Gabrielle Hamilton and I at the Great Chefs Event 2011

We shot our interview with Hamilton and I even managed a picture with her, as well as tasting some exquisite food. Del Posto, New York’s only four-star Italian restaurant, was there serving a crisped mini-pasta shell with an olive, caper and grilled vegetable dish; Colicchio & Sons was serving a tuna loin set up gyro-style on a spit and sliced into fish tacos; Hamilton had sautéed shrimp with anchovy butter and lemon zest. One of my favorites was the Big Easy’s John Besh serving shrimp and grits that were just delectable. And in a nod to the City of Brotherly Love, one chef served a baby quail egg over a piece of scrapple layered atop some creamy applesauce.

As I prepared to depart the event, which was now just starting to hit its stride, I took some solace in the after party at Amis which would feature The Roots own ?uestlove as DJ, and that my son would also be joining us. I was glad that I was able to get ?uest to donate his time, just as all the chefs that evening had done.

I arrived at St Joe’s in time to hear the superintendant of the Lower Merion School District give his speech. Eventually the graduates’ names were called one by one as I looked on—a proud papa I was. Cody had been given a leadership award earlier in the week at the capping off a superb four-year run where I saw him come into his own as a student, athlete and young man.

After the commencement, we headed back downtown to what I hoped would be a great nightcap to a long day. It ended up being so much better than I could have imagined: I shared a drink or two with Gabrielle to find that her personality was as lively as her book and her cooking. I caught up with some old friends and made a few new ones. But the party really took off just after Midnight.

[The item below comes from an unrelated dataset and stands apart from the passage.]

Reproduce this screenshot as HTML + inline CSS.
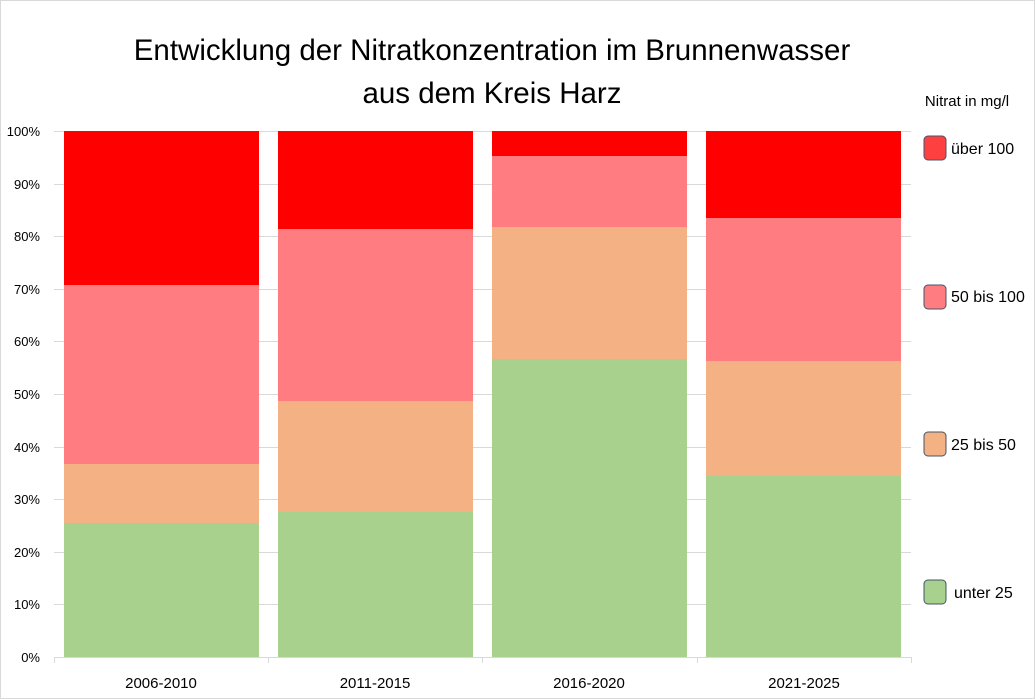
<!DOCTYPE html><html><head><style>body{margin:0}svg{display:block}</style></head><body>
<svg width="1035" height="699" xmlns="http://www.w3.org/2000/svg" font-family="Liberation Sans, sans-serif">
<rect x="0.5" y="0.5" width="1034" height="698" fill="#fff" stroke="#d9d9d9"/>
<g stroke="#d9d9d9" stroke-width="1">
<line x1="54" x2="911" y1="131.5" y2="131.5"/><line x1="54" x2="911" y1="184.5" y2="184.5"/><line x1="54" x2="911" y1="236.5" y2="236.5"/><line x1="54" x2="911" y1="289.5" y2="289.5"/><line x1="54" x2="911" y1="341.5" y2="341.5"/><line x1="54" x2="911" y1="394.5" y2="394.5"/><line x1="54" x2="911" y1="447.5" y2="447.5"/><line x1="54" x2="911" y1="499.5" y2="499.5"/><line x1="54" x2="911" y1="552.5" y2="552.5"/><line x1="54" x2="911" y1="604.5" y2="604.5"/>
<line x1="54" x2="911" y1="657.5" y2="657.5"/>
<line x1="54.5" x2="54.5" y1="657" y2="663"/><line x1="268.5" x2="268.5" y1="657" y2="663"/><line x1="482.5" x2="482.5" y1="657" y2="663"/><line x1="697.5" x2="697.5" y1="657" y2="663"/><line x1="911.5" x2="911.5" y1="657" y2="663"/>
</g>
<g>
<rect x="64" y="131" width="195" height="154" fill="#ff0000"/><rect x="64" y="285" width="195" height="179" fill="#ff7c80"/><rect x="64" y="464" width="195" height="59" fill="#f4b183"/><rect x="64" y="523" width="195" height="134" fill="#a9d18e"/>
<rect x="278" y="131" width="195" height="98" fill="#ff0000"/><rect x="278" y="229" width="195" height="172" fill="#ff7c80"/><rect x="278" y="401" width="195" height="111" fill="#f4b183"/><rect x="278" y="512" width="195" height="145" fill="#a9d18e"/>
<rect x="492" y="131" width="195" height="25" fill="#ff0000"/><rect x="492" y="156" width="195" height="71" fill="#ff7c80"/><rect x="492" y="227" width="195" height="132" fill="#f4b183"/><rect x="492" y="359" width="195" height="298" fill="#a9d18e"/>
<rect x="706" y="131" width="195" height="87" fill="#ff0000"/><rect x="706" y="218" width="195" height="143" fill="#ff7c80"/><rect x="706" y="361" width="195" height="115" fill="#f4b183"/><rect x="706" y="476" width="195" height="181" fill="#a9d18e"/>
</g>
<g font-size="13" text-anchor="end" fill="#000">
<text x="40" y="136">100%</text><text x="40" y="189">90%</text><text x="40" y="241">80%</text><text x="40" y="294">70%</text><text x="40" y="346">60%</text><text x="40" y="399">50%</text><text x="40" y="452">40%</text><text x="40" y="504">30%</text><text x="40" y="557">20%</text><text x="40" y="609">10%</text><text x="40" y="662">0%</text>
</g>
<g font-size="15" text-anchor="middle">
<text x="161" y="688">2006-2010</text><text x="375" y="688">2011-2015</text><text x="589" y="688">2016-2020</text><text x="804" y="688">2021-2025</text>
</g>
<g font-size="29.5" text-anchor="middle">
<text x="492" y="60">Entwicklung der Nitratkonzentration im Brunnenwasser</text>
<text x="492" y="103">aus dem Kreis Harz</text>
</g>
<text x="967" y="106" font-size="15" text-anchor="middle">Nitrat in mg/l</text>
<g stroke="#44546a" stroke-width="1">
<rect x="924" y="136" width="22" height="24" rx="4" fill="#ff4040"/>
<rect x="924" y="285" width="22" height="24" rx="4" fill="#ff7c80"/>
<rect x="924" y="432" width="22" height="24" rx="4" fill="#f4b183"/>
<rect x="924" y="580" width="22" height="24" rx="4" fill="#a9d18e"/>
</g>
<g font-size="16">
<text x="951" y="154">über 100</text><text x="951" y="302">50 bis 100</text><text x="951" y="450">25 bis 50</text><text x="954" y="598">unter 25</text>
</g>
</svg></body></html>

?uestlove spinning at Amis

13th Street was closed for the expected crowd attending Marc’s thank you to the volunteers who worked the event and the VIP’s who paid $500 to attend.

Then ?uestlove took it to a whole other level.He didn’t move from behind his turntables and iMac for over 4 hours as he worked his magic with a playlist that was unrivaled. He mixed and blended songs that sometimes included dissecting the chorus or bridge of that song, mixing it with itself, while working in another song seamlessly. I actually lost track on more than one occasion while the music took me to another level. His improvisation was like watching a jazz band playing off one another as they ascended to new heights. He did this by himself, and I was in awe. At 1:30, thoroughly enthralled but getting very tired, I made my exit.

Chef Marc Vetri, myself, and DJ ?uestlove enjoying the Great Chefs Event after party

A truly magical day had ended and it couldn’t have gone any better.

This was one rainy Tuesday for the books.